### WHAT IS ASKED
Everything from the line containing "Rebuild this chart" through the line containing "seg_y = [-1.20, -1.58]" must be written out exactly, and nothing more; leave any pictures out.

#### LISTING

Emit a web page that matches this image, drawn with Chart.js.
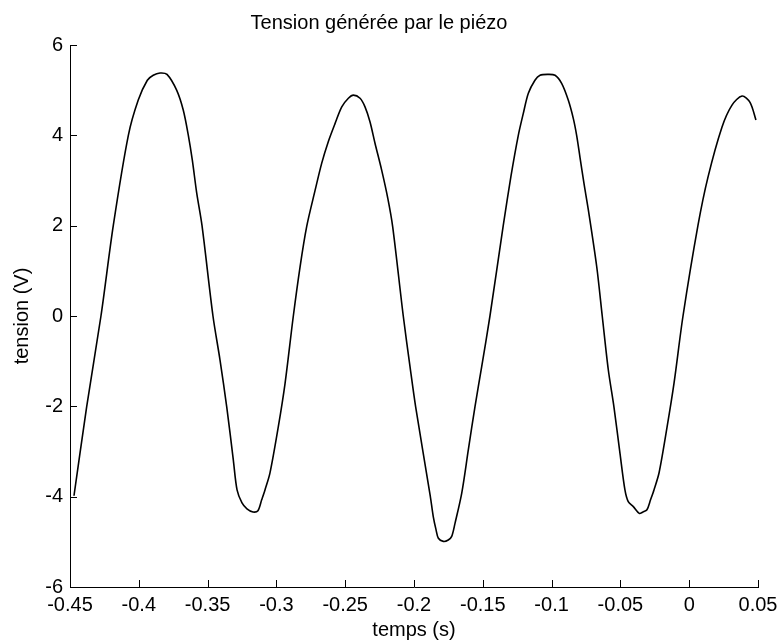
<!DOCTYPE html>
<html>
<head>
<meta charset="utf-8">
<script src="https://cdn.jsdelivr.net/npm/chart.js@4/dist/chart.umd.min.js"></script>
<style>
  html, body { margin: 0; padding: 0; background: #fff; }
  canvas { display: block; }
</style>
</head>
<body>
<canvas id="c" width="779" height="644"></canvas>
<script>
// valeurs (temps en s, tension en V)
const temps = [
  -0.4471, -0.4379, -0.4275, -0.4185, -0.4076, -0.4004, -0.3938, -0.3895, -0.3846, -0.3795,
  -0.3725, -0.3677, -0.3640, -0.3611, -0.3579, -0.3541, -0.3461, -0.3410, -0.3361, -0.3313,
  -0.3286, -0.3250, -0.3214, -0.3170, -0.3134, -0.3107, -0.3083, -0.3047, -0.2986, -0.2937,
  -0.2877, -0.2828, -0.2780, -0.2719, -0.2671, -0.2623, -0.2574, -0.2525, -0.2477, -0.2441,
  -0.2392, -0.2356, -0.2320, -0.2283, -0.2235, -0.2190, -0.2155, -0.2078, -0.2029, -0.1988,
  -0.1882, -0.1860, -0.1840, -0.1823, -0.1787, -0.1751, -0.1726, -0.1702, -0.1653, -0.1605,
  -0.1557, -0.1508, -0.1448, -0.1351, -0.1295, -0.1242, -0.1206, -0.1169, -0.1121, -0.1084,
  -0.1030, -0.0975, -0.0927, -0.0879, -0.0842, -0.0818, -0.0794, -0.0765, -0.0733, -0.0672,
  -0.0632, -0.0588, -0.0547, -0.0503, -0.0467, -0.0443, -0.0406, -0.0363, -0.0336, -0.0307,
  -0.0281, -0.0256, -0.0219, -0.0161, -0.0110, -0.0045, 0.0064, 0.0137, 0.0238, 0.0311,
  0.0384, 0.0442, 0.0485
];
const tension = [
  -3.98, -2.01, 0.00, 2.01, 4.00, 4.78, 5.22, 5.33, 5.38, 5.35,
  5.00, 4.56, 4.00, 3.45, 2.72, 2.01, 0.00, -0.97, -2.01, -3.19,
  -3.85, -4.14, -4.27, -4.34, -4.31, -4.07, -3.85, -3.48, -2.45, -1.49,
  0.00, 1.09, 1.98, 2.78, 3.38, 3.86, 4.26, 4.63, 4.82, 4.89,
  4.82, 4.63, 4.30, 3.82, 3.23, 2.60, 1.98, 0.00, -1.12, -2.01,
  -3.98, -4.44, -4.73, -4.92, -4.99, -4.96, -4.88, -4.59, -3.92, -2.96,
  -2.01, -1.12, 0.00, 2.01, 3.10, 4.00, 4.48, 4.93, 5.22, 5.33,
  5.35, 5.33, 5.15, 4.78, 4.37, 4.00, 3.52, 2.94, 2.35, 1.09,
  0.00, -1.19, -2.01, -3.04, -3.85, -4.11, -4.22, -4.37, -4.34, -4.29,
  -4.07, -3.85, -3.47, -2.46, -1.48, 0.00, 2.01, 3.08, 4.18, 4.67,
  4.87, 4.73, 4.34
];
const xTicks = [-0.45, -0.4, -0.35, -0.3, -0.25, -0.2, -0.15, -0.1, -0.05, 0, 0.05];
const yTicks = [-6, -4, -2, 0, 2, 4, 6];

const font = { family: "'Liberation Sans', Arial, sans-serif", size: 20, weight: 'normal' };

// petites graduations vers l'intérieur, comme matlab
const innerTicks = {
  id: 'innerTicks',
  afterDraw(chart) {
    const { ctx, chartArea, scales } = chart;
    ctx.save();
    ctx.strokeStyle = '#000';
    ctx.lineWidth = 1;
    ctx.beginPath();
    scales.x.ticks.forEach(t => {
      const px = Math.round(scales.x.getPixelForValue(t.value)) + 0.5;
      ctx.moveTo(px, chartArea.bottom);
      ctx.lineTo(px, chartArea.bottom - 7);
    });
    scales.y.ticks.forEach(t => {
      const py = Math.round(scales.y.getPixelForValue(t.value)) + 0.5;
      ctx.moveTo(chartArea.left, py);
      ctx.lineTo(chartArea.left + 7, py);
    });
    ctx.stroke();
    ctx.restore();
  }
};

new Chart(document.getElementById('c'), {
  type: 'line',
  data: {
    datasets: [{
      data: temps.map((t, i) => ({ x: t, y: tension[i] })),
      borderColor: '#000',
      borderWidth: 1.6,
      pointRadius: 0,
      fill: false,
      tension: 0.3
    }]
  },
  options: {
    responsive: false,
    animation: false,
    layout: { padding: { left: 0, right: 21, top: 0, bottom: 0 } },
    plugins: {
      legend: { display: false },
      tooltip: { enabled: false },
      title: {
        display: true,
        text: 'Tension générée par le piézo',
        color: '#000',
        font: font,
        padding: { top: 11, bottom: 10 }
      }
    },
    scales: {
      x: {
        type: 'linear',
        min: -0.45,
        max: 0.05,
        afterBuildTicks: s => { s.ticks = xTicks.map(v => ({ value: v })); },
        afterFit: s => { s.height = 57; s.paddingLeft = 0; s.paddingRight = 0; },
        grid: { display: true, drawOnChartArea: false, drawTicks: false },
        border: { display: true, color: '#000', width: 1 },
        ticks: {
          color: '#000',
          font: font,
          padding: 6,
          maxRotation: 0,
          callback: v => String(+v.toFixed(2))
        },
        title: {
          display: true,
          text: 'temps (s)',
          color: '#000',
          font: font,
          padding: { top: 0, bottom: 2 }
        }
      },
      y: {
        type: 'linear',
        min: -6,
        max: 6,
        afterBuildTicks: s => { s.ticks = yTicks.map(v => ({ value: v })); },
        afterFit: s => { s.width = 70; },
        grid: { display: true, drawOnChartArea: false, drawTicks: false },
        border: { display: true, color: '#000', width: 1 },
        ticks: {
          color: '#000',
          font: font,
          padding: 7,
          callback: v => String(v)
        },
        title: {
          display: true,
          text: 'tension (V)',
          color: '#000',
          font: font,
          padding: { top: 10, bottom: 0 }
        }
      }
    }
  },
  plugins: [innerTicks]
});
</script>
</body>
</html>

########
#### LISTING

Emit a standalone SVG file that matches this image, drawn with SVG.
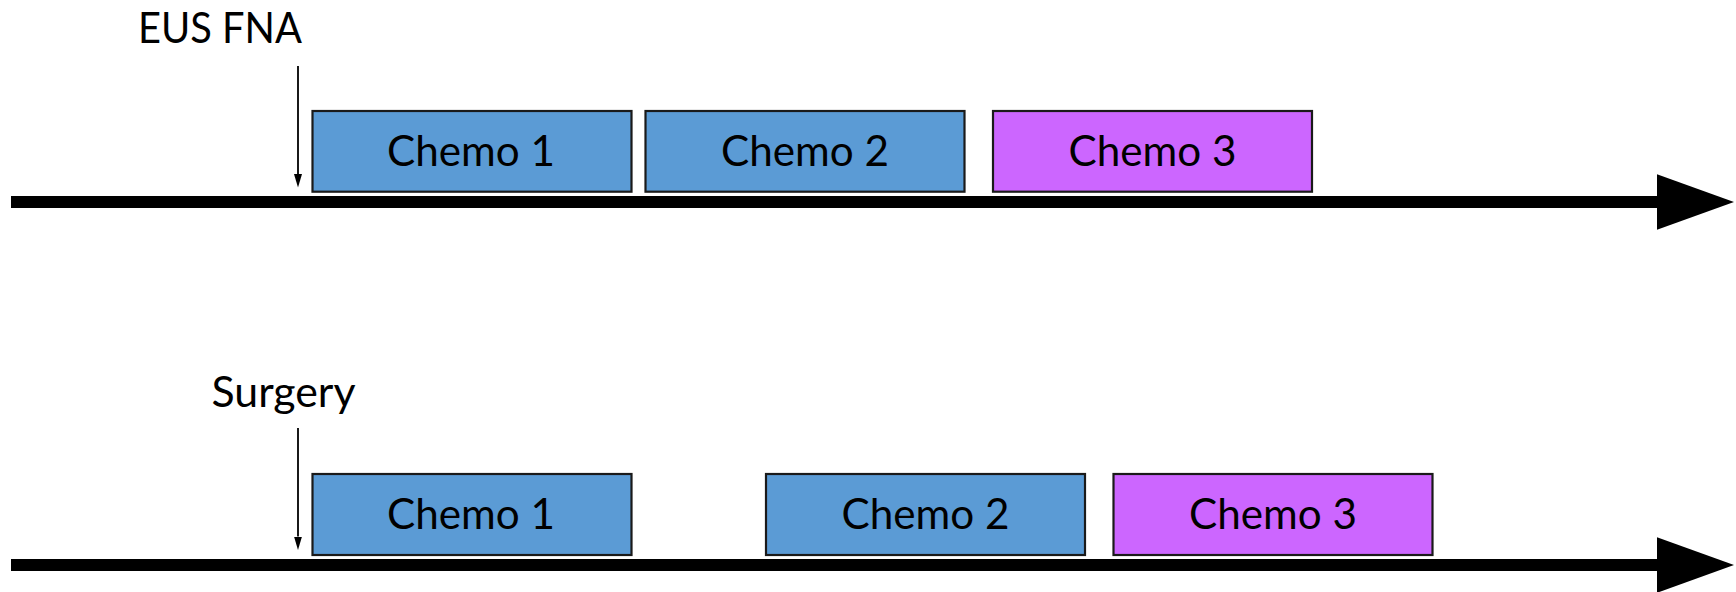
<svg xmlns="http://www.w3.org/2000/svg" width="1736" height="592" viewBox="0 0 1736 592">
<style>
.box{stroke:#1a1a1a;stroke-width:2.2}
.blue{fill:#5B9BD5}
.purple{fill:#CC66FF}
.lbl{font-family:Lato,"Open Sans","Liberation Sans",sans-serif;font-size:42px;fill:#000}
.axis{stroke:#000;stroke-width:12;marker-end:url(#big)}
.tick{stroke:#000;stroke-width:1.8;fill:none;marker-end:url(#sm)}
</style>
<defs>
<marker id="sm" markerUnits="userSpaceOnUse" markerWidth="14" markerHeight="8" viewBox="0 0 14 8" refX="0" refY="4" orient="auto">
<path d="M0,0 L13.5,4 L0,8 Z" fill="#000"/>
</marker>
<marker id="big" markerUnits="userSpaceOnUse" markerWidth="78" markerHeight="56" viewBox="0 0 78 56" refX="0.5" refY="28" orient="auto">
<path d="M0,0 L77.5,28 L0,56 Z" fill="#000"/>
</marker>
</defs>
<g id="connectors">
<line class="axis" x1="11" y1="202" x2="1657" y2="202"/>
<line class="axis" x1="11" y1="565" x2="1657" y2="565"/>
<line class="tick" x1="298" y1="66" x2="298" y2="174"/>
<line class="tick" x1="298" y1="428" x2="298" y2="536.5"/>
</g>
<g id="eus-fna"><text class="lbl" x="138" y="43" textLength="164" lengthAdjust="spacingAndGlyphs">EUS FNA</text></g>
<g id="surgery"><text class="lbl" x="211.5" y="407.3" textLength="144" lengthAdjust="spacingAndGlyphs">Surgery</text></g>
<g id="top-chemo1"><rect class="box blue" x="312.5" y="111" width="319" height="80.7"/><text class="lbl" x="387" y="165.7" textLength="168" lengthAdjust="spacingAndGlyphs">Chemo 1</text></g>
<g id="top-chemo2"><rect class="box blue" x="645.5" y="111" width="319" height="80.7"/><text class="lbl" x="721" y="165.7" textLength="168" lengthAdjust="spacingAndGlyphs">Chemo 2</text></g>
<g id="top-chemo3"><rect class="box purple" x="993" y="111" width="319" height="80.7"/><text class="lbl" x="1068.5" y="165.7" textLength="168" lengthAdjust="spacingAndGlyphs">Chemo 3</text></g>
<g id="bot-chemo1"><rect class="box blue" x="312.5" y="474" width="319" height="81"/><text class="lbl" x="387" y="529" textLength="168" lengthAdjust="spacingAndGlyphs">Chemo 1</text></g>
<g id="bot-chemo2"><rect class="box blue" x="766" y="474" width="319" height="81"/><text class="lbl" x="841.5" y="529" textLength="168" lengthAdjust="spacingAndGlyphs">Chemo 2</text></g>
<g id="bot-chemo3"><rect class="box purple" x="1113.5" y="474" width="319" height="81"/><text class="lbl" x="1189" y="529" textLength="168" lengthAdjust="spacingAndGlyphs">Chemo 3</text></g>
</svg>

########
#### LISTING

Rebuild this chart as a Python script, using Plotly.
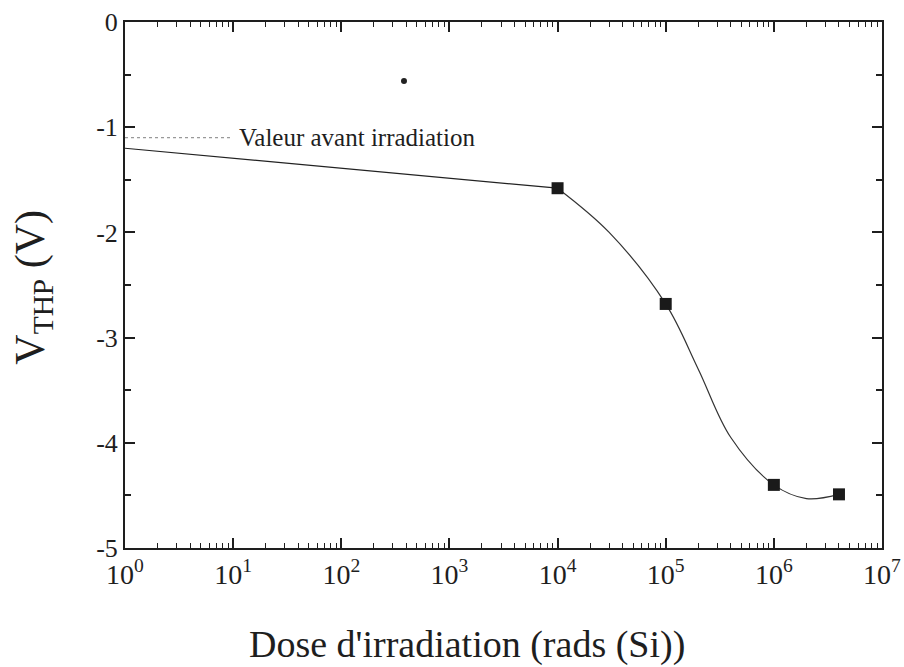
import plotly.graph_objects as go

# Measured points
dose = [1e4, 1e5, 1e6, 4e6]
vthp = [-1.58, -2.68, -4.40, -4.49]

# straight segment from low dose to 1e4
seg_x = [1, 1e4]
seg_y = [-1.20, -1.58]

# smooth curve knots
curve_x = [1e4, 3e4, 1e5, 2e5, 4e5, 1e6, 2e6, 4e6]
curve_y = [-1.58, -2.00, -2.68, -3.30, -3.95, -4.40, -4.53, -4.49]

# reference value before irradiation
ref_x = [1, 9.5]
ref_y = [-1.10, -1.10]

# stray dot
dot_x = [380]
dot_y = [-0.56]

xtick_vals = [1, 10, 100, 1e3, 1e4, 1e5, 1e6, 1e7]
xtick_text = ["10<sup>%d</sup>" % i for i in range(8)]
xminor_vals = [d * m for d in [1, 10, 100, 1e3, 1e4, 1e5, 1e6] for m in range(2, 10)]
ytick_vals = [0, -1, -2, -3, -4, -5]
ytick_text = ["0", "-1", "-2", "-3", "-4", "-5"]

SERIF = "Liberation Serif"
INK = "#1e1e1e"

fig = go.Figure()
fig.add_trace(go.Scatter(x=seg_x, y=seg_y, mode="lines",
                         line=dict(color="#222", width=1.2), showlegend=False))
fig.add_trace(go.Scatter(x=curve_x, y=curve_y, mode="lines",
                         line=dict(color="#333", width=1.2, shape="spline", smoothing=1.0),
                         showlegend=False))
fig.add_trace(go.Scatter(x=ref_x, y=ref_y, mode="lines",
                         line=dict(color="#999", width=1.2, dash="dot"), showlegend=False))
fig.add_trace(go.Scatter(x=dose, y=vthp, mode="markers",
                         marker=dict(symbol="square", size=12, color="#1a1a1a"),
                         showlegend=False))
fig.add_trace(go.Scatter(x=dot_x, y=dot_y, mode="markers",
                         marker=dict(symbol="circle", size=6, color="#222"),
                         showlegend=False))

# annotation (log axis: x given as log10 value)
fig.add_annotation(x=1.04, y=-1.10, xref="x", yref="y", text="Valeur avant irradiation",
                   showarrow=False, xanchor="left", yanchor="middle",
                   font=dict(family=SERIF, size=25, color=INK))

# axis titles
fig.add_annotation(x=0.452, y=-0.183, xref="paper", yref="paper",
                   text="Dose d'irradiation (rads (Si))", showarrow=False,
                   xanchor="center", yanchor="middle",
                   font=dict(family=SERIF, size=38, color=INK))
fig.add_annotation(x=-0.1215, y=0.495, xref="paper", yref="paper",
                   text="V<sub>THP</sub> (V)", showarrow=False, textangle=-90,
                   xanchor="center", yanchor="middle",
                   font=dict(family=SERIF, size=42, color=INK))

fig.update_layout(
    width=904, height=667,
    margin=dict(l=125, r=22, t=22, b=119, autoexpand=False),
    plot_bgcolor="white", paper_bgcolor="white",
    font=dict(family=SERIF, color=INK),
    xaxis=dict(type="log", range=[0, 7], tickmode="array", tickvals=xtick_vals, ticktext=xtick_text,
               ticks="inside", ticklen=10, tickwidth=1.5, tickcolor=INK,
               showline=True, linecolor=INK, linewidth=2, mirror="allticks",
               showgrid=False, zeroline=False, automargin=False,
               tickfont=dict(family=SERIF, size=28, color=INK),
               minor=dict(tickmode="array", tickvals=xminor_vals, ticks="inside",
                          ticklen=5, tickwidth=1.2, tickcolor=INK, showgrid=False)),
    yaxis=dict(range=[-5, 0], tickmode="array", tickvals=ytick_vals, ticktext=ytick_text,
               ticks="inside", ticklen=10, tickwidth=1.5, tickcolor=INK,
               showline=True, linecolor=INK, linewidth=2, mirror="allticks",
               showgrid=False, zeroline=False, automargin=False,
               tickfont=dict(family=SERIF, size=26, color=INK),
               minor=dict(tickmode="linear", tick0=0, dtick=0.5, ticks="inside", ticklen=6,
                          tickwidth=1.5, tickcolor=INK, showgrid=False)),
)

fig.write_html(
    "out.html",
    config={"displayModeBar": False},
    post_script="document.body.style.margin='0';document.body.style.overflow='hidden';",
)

########

### RESPONSE TO THIS TASK
Rebuild this chart as a Python script, using Plotly.
import plotly.graph_objects as go

# Measured points
dose = [1e4, 1e5, 1e6, 4e6]
vthp = [-1.58, -2.68, -4.40, -4.49]

# straight segment from low dose to 1e4
seg_x = [1, 1e4]
seg_y = [-1.20, -1.58]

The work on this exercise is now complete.